# What to work on
Print the full listing exactly.

+ + + + +

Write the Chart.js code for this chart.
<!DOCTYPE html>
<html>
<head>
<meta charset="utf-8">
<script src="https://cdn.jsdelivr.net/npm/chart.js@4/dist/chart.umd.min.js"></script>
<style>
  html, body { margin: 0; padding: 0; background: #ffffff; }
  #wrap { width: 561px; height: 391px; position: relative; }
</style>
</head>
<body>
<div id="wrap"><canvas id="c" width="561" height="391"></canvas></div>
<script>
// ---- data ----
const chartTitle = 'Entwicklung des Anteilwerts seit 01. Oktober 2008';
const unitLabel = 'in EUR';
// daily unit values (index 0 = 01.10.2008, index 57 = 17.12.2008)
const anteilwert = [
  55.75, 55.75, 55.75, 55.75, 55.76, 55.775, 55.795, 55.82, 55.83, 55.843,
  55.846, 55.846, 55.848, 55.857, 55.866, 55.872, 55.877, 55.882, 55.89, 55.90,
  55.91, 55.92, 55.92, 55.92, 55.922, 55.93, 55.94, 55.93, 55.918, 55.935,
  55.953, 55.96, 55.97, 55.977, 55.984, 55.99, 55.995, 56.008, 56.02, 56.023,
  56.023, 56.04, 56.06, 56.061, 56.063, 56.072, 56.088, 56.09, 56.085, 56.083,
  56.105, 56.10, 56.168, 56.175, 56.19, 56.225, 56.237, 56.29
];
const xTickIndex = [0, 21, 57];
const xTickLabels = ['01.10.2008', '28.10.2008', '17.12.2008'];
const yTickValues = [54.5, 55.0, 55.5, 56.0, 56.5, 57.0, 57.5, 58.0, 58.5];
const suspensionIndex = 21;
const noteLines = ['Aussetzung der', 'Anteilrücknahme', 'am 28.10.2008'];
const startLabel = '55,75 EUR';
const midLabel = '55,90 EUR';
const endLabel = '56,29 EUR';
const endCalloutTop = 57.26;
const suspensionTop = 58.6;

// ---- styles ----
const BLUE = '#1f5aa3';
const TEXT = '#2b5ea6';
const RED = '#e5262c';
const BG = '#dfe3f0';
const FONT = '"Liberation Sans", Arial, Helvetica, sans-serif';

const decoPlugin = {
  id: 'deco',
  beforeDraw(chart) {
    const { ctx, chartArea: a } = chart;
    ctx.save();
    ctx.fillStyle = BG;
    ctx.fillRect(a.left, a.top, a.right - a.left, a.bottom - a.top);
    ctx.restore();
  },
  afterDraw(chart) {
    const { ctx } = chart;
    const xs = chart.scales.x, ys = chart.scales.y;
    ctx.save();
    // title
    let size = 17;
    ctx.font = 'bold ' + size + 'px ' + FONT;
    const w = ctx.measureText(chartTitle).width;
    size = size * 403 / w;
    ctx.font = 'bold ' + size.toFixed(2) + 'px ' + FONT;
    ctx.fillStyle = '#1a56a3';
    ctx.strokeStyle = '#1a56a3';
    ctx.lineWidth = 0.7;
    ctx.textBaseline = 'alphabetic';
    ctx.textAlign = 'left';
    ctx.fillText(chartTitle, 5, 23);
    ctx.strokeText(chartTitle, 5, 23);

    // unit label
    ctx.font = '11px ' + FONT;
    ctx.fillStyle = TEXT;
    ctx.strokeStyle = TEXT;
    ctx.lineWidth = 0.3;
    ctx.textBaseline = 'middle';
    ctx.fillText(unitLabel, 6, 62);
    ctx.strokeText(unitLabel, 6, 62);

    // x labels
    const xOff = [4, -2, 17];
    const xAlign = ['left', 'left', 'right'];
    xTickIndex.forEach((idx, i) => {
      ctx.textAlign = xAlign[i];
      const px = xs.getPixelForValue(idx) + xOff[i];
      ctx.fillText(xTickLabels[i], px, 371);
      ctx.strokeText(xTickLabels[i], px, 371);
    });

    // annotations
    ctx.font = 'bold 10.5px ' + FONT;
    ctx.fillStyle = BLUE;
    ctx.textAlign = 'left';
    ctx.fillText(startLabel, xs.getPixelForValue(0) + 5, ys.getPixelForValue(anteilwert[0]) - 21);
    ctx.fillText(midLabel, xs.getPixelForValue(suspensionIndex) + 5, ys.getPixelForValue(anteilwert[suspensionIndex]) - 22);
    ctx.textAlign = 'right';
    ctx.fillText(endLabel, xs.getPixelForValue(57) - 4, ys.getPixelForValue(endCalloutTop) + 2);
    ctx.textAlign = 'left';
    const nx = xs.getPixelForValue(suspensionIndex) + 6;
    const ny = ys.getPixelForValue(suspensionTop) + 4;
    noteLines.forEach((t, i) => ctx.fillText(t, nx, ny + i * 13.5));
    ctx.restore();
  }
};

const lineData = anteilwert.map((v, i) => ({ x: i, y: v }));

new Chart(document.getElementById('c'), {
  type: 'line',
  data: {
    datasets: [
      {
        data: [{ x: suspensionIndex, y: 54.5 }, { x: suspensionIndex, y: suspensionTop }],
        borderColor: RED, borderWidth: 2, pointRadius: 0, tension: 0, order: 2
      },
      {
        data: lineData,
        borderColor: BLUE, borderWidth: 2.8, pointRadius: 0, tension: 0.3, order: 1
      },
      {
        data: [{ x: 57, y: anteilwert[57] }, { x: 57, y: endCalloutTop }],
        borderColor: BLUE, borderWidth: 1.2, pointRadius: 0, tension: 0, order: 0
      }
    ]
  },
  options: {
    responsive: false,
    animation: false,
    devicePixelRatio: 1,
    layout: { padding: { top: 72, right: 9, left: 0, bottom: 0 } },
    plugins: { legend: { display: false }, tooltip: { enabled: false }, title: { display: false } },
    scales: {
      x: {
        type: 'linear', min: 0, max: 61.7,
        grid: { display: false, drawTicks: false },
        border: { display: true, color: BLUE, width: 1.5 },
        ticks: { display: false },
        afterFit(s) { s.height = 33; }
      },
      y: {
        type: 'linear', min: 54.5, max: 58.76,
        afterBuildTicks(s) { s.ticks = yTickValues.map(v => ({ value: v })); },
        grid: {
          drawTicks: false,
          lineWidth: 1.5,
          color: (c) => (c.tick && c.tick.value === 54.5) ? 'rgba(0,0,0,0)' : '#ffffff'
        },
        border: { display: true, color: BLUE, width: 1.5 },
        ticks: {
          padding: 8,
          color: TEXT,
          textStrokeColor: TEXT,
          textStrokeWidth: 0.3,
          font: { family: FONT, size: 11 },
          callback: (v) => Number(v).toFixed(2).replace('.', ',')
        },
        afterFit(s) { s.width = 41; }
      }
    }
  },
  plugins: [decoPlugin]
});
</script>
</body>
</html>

+ + + + +

# Final result
Write the Chart.js code for this chart.
<!DOCTYPE html>
<html>
<head>
<meta charset="utf-8">
<script src="https://cdn.jsdelivr.net/npm/chart.js@4/dist/chart.umd.min.js"></script>
<style>
  html, body { margin: 0; padding: 0; background: #ffffff; }
  #wrap { width: 561px; height: 391px; position: relative; }
</style>
</head>
<body>
<div id="wrap"><canvas id="c" width="561" height="391"></canvas></div>
<script>
// ---- data ----
const chartTitle = 'Entwicklung des Anteilwerts seit 01. Oktober 2008';
const unitLabel = 'in EUR';
// daily unit values (index 0 = 01.10.2008, index 57 = 17.12.2008)
const anteilwert = [
  55.75, 55.75, 55.75, 55.75, 55.76, 55.775, 55.795, 55.82, 55.83, 55.843,
  55.846, 55.846, 55.848, 55.857, 55.866, 55.872, 55.877, 55.882, 55.89, 55.90,
  55.91, 55.92, 55.92, 55.92, 55.922, 55.93, 55.94, 55.93, 55.918, 55.935,
  55.953, 55.96, 55.97, 55.977, 55.984, 55.99, 55.995, 56.008, 56.02, 56.023,
  56.023, 56.04, 56.06, 56.061, 56.063, 56.072, 56.088, 56.09, 56.085, 56.083,
  56.105, 56.10, 56.168, 56.175, 56.19, 56.225, 56.237, 56.29
];
const xTickIndex = [0, 21, 57];
const xTickLabels = ['01.10.2008', '28.10.2008', '17.12.2008'];
const yTickValues = [54.5, 55.0, 55.5, 56.0, 56.5, 57.0, 57.5, 58.0, 58.5];
const suspensionIndex = 21;
const noteLines = ['Aussetzung der', 'Anteilrücknahme', 'am 28.10.2008'];
const startLabel = '55,75 EUR';
const midLabel = '55,90 EUR';
const endLabel = '56,29 EUR';
const endCalloutTop = 57.26;
const suspensionTop = 58.6;

// ---- styles ----
const BLUE = '#1f5aa3';
const TEXT = '#2b5ea6';
const RED = '#e5262c';
const BG = '#dfe3f0';
const FONT = '"Liberation Sans", Arial, Helvetica, sans-serif';

const decoPlugin = {
  id: 'deco',
  beforeDraw(chart) {
    const { ctx, chartArea: a } = chart;
    ctx.save();
    ctx.fillStyle = BG;
    ctx.fillRect(a.left, a.top, a.right - a.left, a.bottom - a.top);
    ctx.restore();
  },
  afterDraw(chart) {
    const { ctx } = chart;
    const xs = chart.scales.x, ys = chart.scales.y;
    ctx.save();
    // title
    let size = 17;
    ctx.font = 'bold ' + size + 'px ' + FONT;
    const w = ctx.measureText(chartTitle).width;
    size = size * 403 / w;
    ctx.font = 'bold ' + size.toFixed(2) + 'px ' + FONT;
    ctx.fillStyle = '#1a56a3';
    ctx.strokeStyle = '#1a56a3';
    ctx.lineWidth = 0.7;
    ctx.textBaseline = 'alphabetic';
    ctx.textAlign = 'left';
    ctx.fillText(chartTitle, 5, 23);
    ctx.strokeText(chartTitle, 5, 23);

    // unit label
    ctx.font = '11px ' + FONT;
    ctx.fillStyle = TEXT;
    ctx.strokeStyle = TEXT;
    ctx.lineWidth = 0.3;
    ctx.textBaseline = 'middle';
    ctx.fillText(unitLabel, 6, 62);
    ctx.strokeText(unitLabel, 6, 62);

    // x labels
    const xOff = [4, -2, 17];
    const xAlign = ['left', 'left', 'right'];
    xTickIndex.forEach((idx, i) => {
      ctx.textAlign = xAlign[i];
      const px = xs.getPixelForValue(idx) + xOff[i];
      ctx.fillText(xTickLabels[i], px, 371);
      ctx.strokeText(xTickLabels[i], px, 371);
    });

    // annotations
    ctx.font = 'bold 10.5px ' + FONT;
    ctx.fillStyle = BLUE;
    ctx.textAlign = 'left';
    ctx.fillText(startLabel, xs.getPixelForValue(0) + 5, ys.getPixelForValue(anteilwert[0]) - 21);
    ctx.fillText(midLabel, xs.getPixelForValue(suspensionIndex) + 5, ys.getPixelForValue(anteilwert[suspensionIndex]) - 22);
    ctx.textAlign = 'right';
    ctx.fillText(endLabel, xs.getPixelForValue(57) - 4, ys.getPixelForValue(endCalloutTop) + 2);
    ctx.textAlign = 'left';
    const nx = xs.getPixelForValue(suspensionIndex) + 6;
    const ny = ys.getPixelForValue(suspensionTop) + 4;
    noteLines.forEach((t, i) => ctx.fillText(t, nx, ny + i * 13.5));
    ctx.restore();
  }
};

const lineData = anteilwert.map((v, i) => ({ x: i, y: v }));

new Chart(document.getElementById('c'), {
  type: 'line',
  data: {
    datasets: [
      {
        data: [{ x: suspensionIndex, y: 54.5 }, { x: suspensionIndex, y: suspensionTop }],
        borderColor: RED, borderWidth: 2, pointRadius: 0, tension: 0, order: 2
      },
      {
        data: lineData,
        borderColor: BLUE, borderWidth: 2.8, pointRadius: 0, tension: 0.3, order: 1
      },
      {
        data: [{ x: 57, y: anteilwert[57] }, { x: 57, y: endCalloutTop }],
        borderColor: BLUE, borderWidth: 1.2, pointRadius: 0, tension: 0, order: 0
      }
    ]
  },
  options: {
    responsive: false,
    animation: false,
    devicePixelRatio: 1,
    layout: { padding: { top: 72, right: 9, left: 0, bottom: 0 } },
    plugins: { legend: { display: false }, tooltip: { enabled: false }, title: { display: false } },
    scales: {
      x: {
        type: 'linear', min: 0, max: 61.7,
        grid: { display: false, drawTicks: false },
        border: { display: true, color: BLUE, width: 1.5 },
        ticks: { display: false },
        afterFit(s) { s.height = 33; }
      },
      y: {
        type: 'linear', min: 54.5, max: 58.76,
        afterBuildTicks(s) { s.ticks = yTickValues.map(v => ({ value: v })); },
        grid: {
          drawTicks: false,
          lineWidth: 1.5,
          color: (c) => (c.tick && c.tick.value === 54.5) ? 'rgba(0,0,0,0)' : '#ffffff'
        },
        border: { display: true, color: BLUE, width: 1.5 },
        ticks: {
          padding: 8,
          color: TEXT,
          textStrokeColor: TEXT,
          textStrokeWidth: 0.3,
          font: { family: FONT, size: 11 },
          callback: (v) => Number(v).toFixed(2).replace('.', ',')
        },
        afterFit(s) { s.width = 41; }
      }
    }
  },
  plugins: [decoPlugin]
});
</script>
</body>
</html>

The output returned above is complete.